El 4 de noviembre de 2016 entró en vigor el Acuerdo de París, una vez cumplido el requisito de su ratificación por 55 países que, en su conjunto, representara el 55 por ciento de las emisiones globales de Gases de Efecto Invernadero (GEI). Estados Unidos lo había ratificado en septiembre de ese mismo año. El 4 de noviembre próximo, al cumplirse 4 años de su entrada en vigor, la salida de Estados Unidos puede ser una realidad, por lo que muchos ya ven esa fecha como una especie de Día ‘D’ para el clima planetario. No deja de haber algo apocalíptico y sensacionalista en mirar ese día como el desencadenamiento de la catástrofe.
Todo el tema del cambio climático posee una simbología apocalíptica. Un lenguaje Milenarista lo anima permanentemente; y no es esto únicamente algo característico del lenguaje común: aparece también en el discurso de aquellos considerados como los expertos. Gran parte del tono de los comunicados del IPCC, y sobre todo de algunos de sus integrantes, tiene también estas características, lo cual es más acentuado en las ONG.
No es casual ese lenguaje. Todo el movimiento ambiental, particularmente a partir de los años sesenta, ha tenido que recurrir a una dramatización de sus demandas para hacerse oír por un público usualmente incrédulo, desconfiado, o renuente a asumir los costos de evitar el daño ambiental, en un contexto en el que nadie quiere cambiar el confort que les brinda consumir, casi de manera gratuita, muchos de los bienes que la naturaleza nos prodiga.
El anuncio del retiro de Estados Unidos del Acuerdo de París ha indignado a muchos. Y hay profundas razones para esa indignación. No obstante, el efecto de la salida formal de Estados Unidos es más bien simbólica y psicológica que real y efectiva. Por una parte, en el interior de Estados Unidos, una Coalición formada por muchos estados, corporaciones e instituciones declararon su voluntad de continuar con los compromisos contraídos, y no es poca cosa porque el conjunto de esta Coalición representa alrededor del 70 por ciento del producto bruto estadounidense y más de la mitad de las emisiones de GEI de ese país (Man, Michael: The Guardian 27/VII/20).
Por otra parte, el apoyo que el presidente Trump ofreció a la industria del carbón fue y es un slogan de campaña. En los hechos producir carbón es muy costoso, requiere de grandes subsidios: es una industria obsoleta. La energía renovable en Estados Unidos está siendo exitosa por un motivo muy simple: cada vez es más rentable y su margen de ganancia supera con mucho al carbón.

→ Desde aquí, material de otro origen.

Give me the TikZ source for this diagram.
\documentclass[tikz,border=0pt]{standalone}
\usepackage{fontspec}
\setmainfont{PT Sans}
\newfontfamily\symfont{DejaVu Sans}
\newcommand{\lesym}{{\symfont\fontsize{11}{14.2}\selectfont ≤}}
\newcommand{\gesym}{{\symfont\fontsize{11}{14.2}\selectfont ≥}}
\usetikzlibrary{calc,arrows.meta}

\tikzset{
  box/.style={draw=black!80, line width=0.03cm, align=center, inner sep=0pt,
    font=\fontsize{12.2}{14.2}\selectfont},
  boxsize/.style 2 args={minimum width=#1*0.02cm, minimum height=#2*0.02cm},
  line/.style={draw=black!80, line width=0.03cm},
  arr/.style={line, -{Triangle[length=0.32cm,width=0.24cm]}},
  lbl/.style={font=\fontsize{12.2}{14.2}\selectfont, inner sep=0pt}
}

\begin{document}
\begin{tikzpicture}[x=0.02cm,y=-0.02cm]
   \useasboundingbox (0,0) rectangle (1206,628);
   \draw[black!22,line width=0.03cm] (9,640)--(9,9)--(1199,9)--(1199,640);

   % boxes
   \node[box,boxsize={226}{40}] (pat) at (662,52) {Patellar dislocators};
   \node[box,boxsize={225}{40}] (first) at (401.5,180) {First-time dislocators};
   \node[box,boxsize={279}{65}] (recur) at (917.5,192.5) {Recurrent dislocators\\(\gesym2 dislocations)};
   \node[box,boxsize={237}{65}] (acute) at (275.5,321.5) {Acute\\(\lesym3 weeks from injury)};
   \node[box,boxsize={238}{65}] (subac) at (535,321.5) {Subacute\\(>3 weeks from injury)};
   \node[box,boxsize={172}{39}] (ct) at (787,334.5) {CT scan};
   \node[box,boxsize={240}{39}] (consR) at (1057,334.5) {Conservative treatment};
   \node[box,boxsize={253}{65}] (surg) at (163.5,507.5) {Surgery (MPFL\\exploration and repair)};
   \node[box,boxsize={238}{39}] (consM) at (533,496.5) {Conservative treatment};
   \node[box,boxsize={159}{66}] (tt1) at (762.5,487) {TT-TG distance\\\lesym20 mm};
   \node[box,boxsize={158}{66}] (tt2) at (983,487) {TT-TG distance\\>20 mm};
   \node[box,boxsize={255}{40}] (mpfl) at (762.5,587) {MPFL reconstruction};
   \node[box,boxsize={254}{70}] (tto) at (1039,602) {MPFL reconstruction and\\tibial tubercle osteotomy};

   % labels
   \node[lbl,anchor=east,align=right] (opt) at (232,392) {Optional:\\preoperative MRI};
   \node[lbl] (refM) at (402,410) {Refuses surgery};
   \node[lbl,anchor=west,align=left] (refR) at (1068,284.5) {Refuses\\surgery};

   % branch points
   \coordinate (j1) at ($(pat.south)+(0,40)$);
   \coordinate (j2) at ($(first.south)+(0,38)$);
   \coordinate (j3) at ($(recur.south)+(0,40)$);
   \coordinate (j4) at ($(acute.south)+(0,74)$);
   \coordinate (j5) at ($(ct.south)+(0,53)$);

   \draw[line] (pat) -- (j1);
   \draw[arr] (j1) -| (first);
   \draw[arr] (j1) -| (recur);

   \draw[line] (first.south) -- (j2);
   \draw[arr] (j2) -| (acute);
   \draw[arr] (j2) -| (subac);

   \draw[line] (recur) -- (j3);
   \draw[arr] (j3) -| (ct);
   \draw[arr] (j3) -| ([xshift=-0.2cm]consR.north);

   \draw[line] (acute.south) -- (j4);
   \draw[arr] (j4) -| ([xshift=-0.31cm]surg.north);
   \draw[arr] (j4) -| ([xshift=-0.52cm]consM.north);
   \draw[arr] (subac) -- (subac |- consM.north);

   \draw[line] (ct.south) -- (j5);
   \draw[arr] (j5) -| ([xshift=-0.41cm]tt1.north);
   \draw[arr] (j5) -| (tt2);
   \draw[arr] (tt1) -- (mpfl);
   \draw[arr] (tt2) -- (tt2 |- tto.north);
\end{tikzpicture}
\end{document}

Finalmente, Estados Unidos tampoco ratificó el Protocolo de Kioto, no obstante, fue de los pocos países que logró algunas reducciones en sus emisiones, sobre todo en el sector de generación de energía eléctrica durante la administración del presidente Obama con el plan de energía limpia. En términos efectivos todos los países firmantes de Kioto aumentaron sus emisiones y a nivel global estas aumentaron en al menos 13 por ciento.

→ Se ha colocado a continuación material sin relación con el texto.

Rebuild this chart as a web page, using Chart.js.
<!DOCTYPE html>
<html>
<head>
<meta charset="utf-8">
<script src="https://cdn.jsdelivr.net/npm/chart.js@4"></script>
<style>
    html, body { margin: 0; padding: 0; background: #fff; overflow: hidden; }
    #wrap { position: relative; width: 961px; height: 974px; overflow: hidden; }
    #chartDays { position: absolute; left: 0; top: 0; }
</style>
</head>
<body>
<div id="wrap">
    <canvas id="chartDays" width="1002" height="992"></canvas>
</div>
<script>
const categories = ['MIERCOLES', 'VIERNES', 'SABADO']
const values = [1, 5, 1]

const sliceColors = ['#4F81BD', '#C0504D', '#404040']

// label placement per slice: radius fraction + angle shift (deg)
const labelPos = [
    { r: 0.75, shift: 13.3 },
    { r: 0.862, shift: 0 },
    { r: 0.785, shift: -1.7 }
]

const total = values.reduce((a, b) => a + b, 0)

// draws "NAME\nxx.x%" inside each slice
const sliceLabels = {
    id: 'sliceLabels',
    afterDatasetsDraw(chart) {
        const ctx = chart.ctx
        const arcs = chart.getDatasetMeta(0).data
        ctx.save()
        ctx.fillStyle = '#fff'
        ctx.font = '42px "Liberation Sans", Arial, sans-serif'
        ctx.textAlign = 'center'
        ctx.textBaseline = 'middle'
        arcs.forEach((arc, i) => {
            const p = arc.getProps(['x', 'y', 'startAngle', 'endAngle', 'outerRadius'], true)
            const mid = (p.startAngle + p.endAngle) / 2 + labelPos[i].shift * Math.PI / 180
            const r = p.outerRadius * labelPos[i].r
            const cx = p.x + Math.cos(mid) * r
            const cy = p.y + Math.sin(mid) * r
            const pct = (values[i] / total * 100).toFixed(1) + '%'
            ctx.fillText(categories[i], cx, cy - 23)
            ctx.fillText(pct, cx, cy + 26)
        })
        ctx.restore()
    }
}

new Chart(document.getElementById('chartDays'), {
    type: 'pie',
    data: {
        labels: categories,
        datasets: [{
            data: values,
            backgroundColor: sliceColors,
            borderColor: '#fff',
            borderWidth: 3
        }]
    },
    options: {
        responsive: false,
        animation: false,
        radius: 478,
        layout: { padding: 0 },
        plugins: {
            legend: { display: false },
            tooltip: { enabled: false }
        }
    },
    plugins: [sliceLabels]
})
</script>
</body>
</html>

El temor al 4 de noviembre próximo sobredimensiona y malinterpreta el papel real de Estados Unidos, al mismo tiempo que le quita responsabilidad al resto de los gobiernos del mundo. Nada va a cambiar respecto a las emisiones y al futuro del clima planetario después de ese día. Y mucho menos si el resto del mundo, que representa el 83 por ciento de las emisiones globales de GEI, no se compromete realmente a llevar a cabo medidas no discursivas sino reales, para abatir sus emisiones.
La salida de Estados Unidos del Acuerdo de París, en caso de llevarse a cabo, simplemente servirá para que el resto del mundo justifique su inacción. Ese es el verdadero riesgo. Países que no hacen mucho, o hacen nada, que firman todos los acuerdos del mundo, pero que carecen de instituciones con poder para hacer cumplir los compromisos, o que simplemente no tienen la voluntad o capacidad política para cumplirlos, ni se diga ya, para efectuar los cambios de más fondo imprescindibles para contrarrestar los efectos de una sociedad, donde impera el consumismo, la lógica del mercado y el consumo y desperdicio insaciable de naturaleza.